The governors, who typically meet twice a year, decided to have an extra meeting in June to try to remove obstacles to a single currency plan thrown into disarray after Oman decided in 2006 not to join and Kuwait severed its dollar peg in May 2007.

But soaring inflation could delay the common currency project and is leading to disagreements about the launch, United Arab Emirates Central Bank Governor Sultan Nasser al-Suweidi was quoted by newspapers, including Gulf News, as saying on Monday.

“High inflation rates were never a concern before, and, although it is a temporary phenomenon, yet now it is indeed the factor behind the differences in opinion at this stage, and it can defer the issuance of the single currency beyond 2010,” Suweidi said.

The governors were in a closed-door meeting and unavailable for comment.

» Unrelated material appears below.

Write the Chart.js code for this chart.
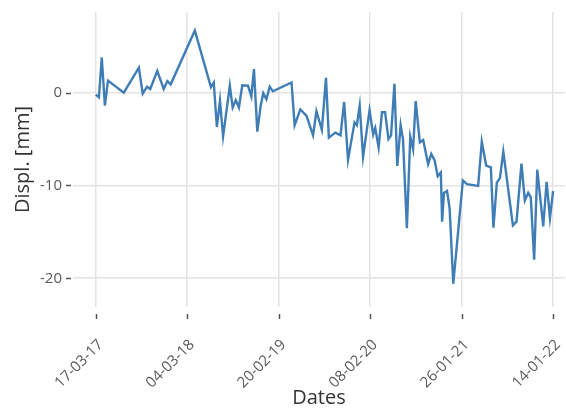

Inflation has been hitting record or near-record peaks across the world’s biggest oil-exporting region, where most states peg their currencies to the ailing U.S. dollar, driving up import costs.

Dollar pegs have forced Gulf states to track U.S. interest rate cuts even though their economies are booming on a more than six-fold increase in oil prices in as many years. Oil prices posted their largest ever one-day gain in dollar terms on Friday, but Gulf currencies have not strengthened in tandem.

REFORM BETS

Suweidi said Gulf countries were “currently working on rearranging priorities according to the new circumstances,” Gulf News said.

Annual inflation hit an at least 30-year peak of 10.5 percent in Saudi Arabia in April and soared 14.75 percent in Qatar in the first quarter.

“The timeframe depends on the recent circumstances and developments where we find structural changes, in addition to the growing inflation,” Suweidi was quoted as saying.

An inflation target of no more than 2 percent above the regional average has been one of the most contentious of the European Union-style criteria agreed by the six Gulf states.

Inflation has been converging across the Gulf, with price rises likely to average at least 9 percent this year in five of the six states, a Reuters poll showed last month.

“We believe that the GCC countries will give a strong message after the meeting highlighting progress to reduce speculation of unilateral currency reform,” EFG-Hermes economist Monica Malik said in a note on Monday.

Bets on currency reform mounted at the end of 2007 after policymakers in the UAE and Qatar indicated they were considering currency reform as they battle inflation. Gulf states had agreed to keep their dollar pegs until the union.

But investors have scaled back bets after central bankers agreed at their April meeting on fresh impetus for monetary union project. Any change in foreign exchange policy would be taken collectively by Gulf states, Suweidi said on Sunday.

Still, investors are maintaining bets on revaluations, with forward rates showing investors betting the UAE dirham and Qatar riyal will rise 3.9 percent and 7.8 percent, respectively, in two years.

Trying to offset the impact of inflation on their populations, Gulf states have tightened bank lending curbs, raised wages, boosted subsidies on imported foods and introduced rent caps.

Kuwait is considering subsidies on 100 products, al-Watan daily reported on Monday ahead of a parliament meeting on Tuesday to discuss a plan on tackling inflation.